Last, but certainly not least, are the CPU and Memory graphs. CPU load was extremely reasonable for this test as compared to our last test, meaning we have almost certainly addressed the CPU bottleneck issues. Memory consumption, in addition, is negligible, the point that even the instance type may be considered overkill for the specs of the system (might consider a more CPU-based load host, such as a t2 general instance). Both of these graphs are very promising and prove positive for the test.

Conclusion

This test was run at a somewhat sustained ~3.5 Million Metrics/Minute. The test proved to be extremely positive in the sense that it proves the Graphite stack can perform at much higher levels than most people have previously advertised with the correct understanding and tuning of the system, in addition to a separate Relay component written in C to address the performance bottlenecks associated with the original Graphite Python Relay.

In addition, there are several physical tradeoffs that need to be considered in terms of hardware utilized for the architecture moving forward.
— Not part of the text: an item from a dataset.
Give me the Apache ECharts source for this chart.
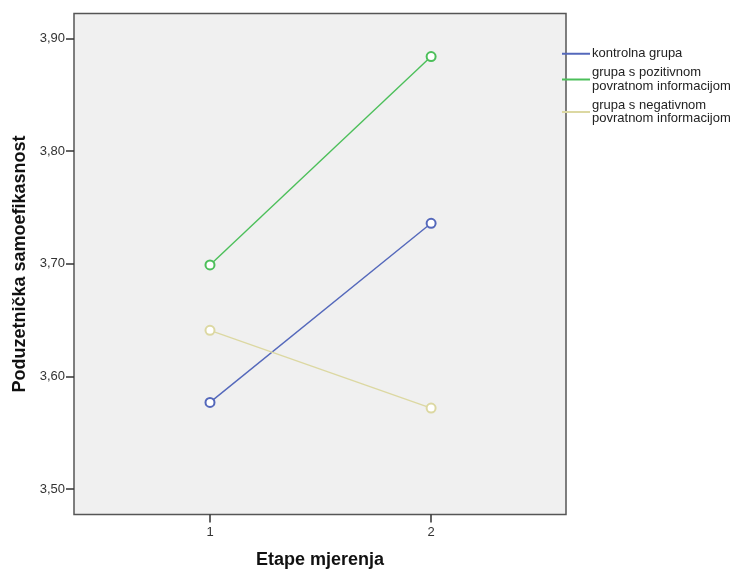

For instance, the Carbon C Relay performs so well it could likely be moved to a smaller/less powerful (and cheaper) EC2 instance type and perform quite well (better than needed). In addition, the multi-cache dedicated m3.xlarge instance could likely be reduced as well given that the memory consumption was extremely negligible. The catch is to ensure that there are enough processors available to run the multiple Cache instances.

Lastly, a bit more testing is required prior to jumping to any conclusions about this 3.5 Million Metrics per Minute setup. As can be seen in the Cache Size graph in the results, there is an ever so slight upwards trend in the cache size. Although the size appears to level off towards the end of the test, it still exhibits a gradual incline and there is no enough data to make a determination as to where the size graph would go next. In order to ensure integrity of the system and ensure it can keep up longer term, a larger data set (longer running test) would be required to allow extrapolation of the cache size.